Six years after fire, Black Forest Regional Park gets major upgrades
Jason Meyer remembers celebrating the completion of three miles of new trail at Black Forest Regional Park the day the fire sparked.
Then, suddenly, “it was starting all over from square one,” said Meyer, an El Paso County project manager.
The Black Forest fire, which destroyed nearly 500 homes and burned more than 14,000 acres, ripped through the park in June 2013, charring 80% of the property.
Six years later, contractor crews are at work in the 385-acre park on Shoup Road, toppling and tearing up dead trees as part of the county’s biggest park restoration project since the fire.
When the roughly $900,000 effort is completed at the end of the summer, the park will have six miles of new trail, improved drainage and a fresh cover of native seed.
“After the fire, it was black. There was no vegetation,” Meyer said. “It took about a year for the grasses to start popping up again.”
Now, the homes outside the park’s boundaries, once hidden by dense forest, are clearly visible.
Many of the burnt trees, once a fire hazard, have been reduced to wood chips and tilled into the soil to restore the nutrients the fire stripped away.

A masticator crushed and grinds tree trunks during a forest restoration project on Friday in areas that were affected by the Black Forest Fire in 2013. Photo Credit: Chancey Bush, The Gazette
A masticator crushed and grinds tree trunks during a forest restoration project on Friday in areas that were affected by the Black Forest Fire in 2013. Photo Credit: Chancey Bush, The Gazette
“We’re breaking up the soil, getting the organics back in,” Meyer said. “It’s nice and porous so when it rains it’s going to soak in.”
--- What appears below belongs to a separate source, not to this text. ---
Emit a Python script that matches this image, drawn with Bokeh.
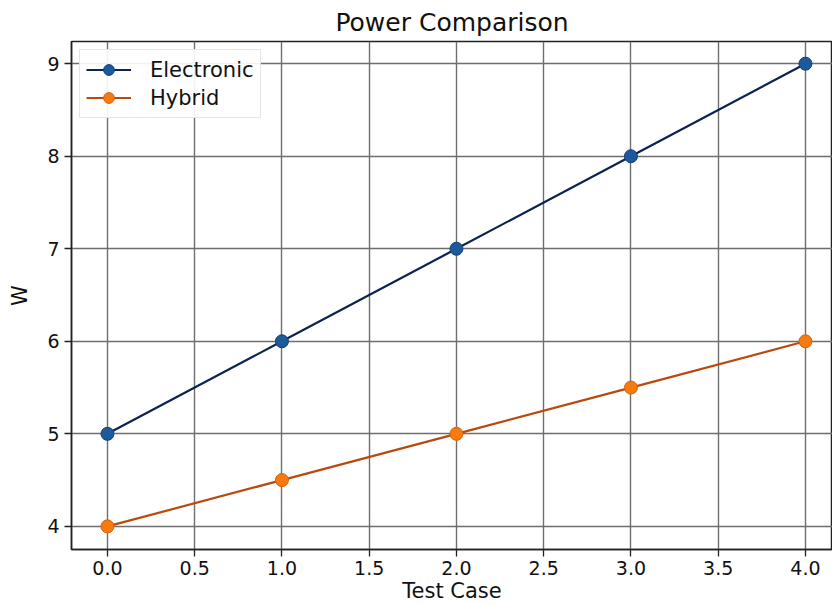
from bokeh.plotting import figure
from bokeh.models import ColumnDataSource, FixedTicker, Legend, LegendItem, Range1d, CustomJSTickFormatter
from bokeh.embed import file_html
from bokeh.resources import INLINE

test_case = [0, 1, 2, 3, 4]
electronic = [5, 6, 7, 8, 9]
hybrid = [4, 4.5, 5, 5.5, 6]
x_ticks = [0.0, 0.5, 1.0, 1.5, 2.0, 2.5, 3.0, 3.5, 4.0]
y_ticks = [4, 5, 6, 7, 8, 9]

FONT = "DejaVu Sans"

p = figure(width=832, height=605, output_backend="svg", toolbar_location=None,
           x_range=Range1d(-0.206, 4.155), y_range=Range1d(3.75, 9.24),
           title="Power Comparison", min_border_left=71, min_border_right=0,
           min_border_top=6, min_border_bottom=56)

p.title.align = "center"
p.title.text_font = FONT
p.title.text_font_size = "25px"
p.title.text_font_style = "normal"
p.title.text_color = "#111111"
p.title.offset = 0

src = ColumnDataSource(dict(x=test_case, e=electronic, h=hybrid))
l1 = p.line("x", "e", source=src, line_color="#0c2350", line_width=2.2)
c1 = p.scatter("x", "e", source=src, size=13, fill_color="#1c5a9c", line_color="#123f75", line_width=1)
l2 = p.line("x", "h", source=src, line_color="#b84a0e", line_width=2.2)
c2 = p.scatter("x", "h", source=src, size=13, fill_color="#f57a10", line_color="#d8600a", line_width=1)

p.xaxis.ticker = FixedTicker(ticks=x_ticks)
p.yaxis.ticker = FixedTicker(ticks=y_ticks)
p.xaxis.formatter = CustomJSTickFormatter(code="return tick.toFixed(1);")
p.xaxis.axis_label = "Test Case"
p.yaxis.axis_label = "W"
for ax in (p.xaxis[0], p.yaxis[0]):
    ax.axis_label_text_font = FONT
    ax.axis_label_text_font_size = "21px"
    ax.axis_label_text_font_style = "normal"
    ax.axis_label_text_color = "#111111"
    ax.major_label_text_font = FONT
    ax.major_label_text_font_size = "19px"
    ax.major_label_text_color = "#111111"
    ax.major_tick_out = 7
    ax.major_tick_in = 0
    ax.minor_tick_out = 0
    ax.minor_tick_in = 0
    ax.axis_line_color = "#222222"
    ax.axis_line_width = 1.5
    ax.major_tick_line_color = "#222222"
    ax.major_tick_line_width = 1.3
    ax.major_label_standoff = 5
p.xaxis.major_label_standoff = 4
p.xaxis.axis_label_standoff = 1
p.yaxis.axis_label_standoff = 12

p.grid.grid_line_color = "#6e6e6e"
p.grid.grid_line_width = 1.4
p.outline_line_color = "#222222"
p.outline_line_width = 1.5

legend = Legend(items=[LegendItem(label="Electronic", renderers=[l1, c1]),
                       LegendItem(label="Hybrid", renderers=[l2, c2])],
                location="top_left")
legend.label_text_font = FONT
legend.label_text_font_size = "21px"
legend.label_text_color = "#111111"
legend.border_line_color = "#cccccc"
legend.border_line_width = 1
legend.background_fill_alpha = 0.9
legend.glyph_width = 45
legend.label_standoff = 19
legend.spacing = 1
legend.padding = 6
legend.margin = 8
legend.label_height = 27
legend.glyph_height = 27
p.add_layout(legend)

open("out.html", "w").write(file_html(p, INLINE))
On a nearby hillside, contractor Front Range Arborists was close to finishing the job. The county hired the company to treat roughly 160 acres of the park, using a 30,000-pound masticator and other heavy machinery to shred the trees.
A few blackened pines still are standing, left as habitat for great horned owls, woodpeckers and other animals.
Since the fire, county workers and volunteers have taken other steps to improve the park and reduce fire risk. Trees along the fence line were removed so that, if another blaze sparks, the flames will be less likely to make it to the road. Limbs were cut from the lower part of tree trunks so to prevent fire from climbing into the canopy.
“We wanted to see how the park was going to initially recover from the fire,” Meyer said.
The county has re-established some trails. This month, another contractor will start working on more.
A third contractor has constructed a catch of riprap in a low-lying area of the park and dug a drainage ditch to deter floodwaters from the playground and athletic fields.
About 1,500 ponderosa pine seedlings, surrounded by cylindrical nets to thwart animals and hikers’ feet, have been planted in the park, Meyer said.
The county hopes to add other varieties, including aspen and mahogany.
Front Range Arborists will return this month to seed the park so that the wood chip-covered ground will one day be dotted with green.
“In about a year, it’s going to just pop,” Meyer said.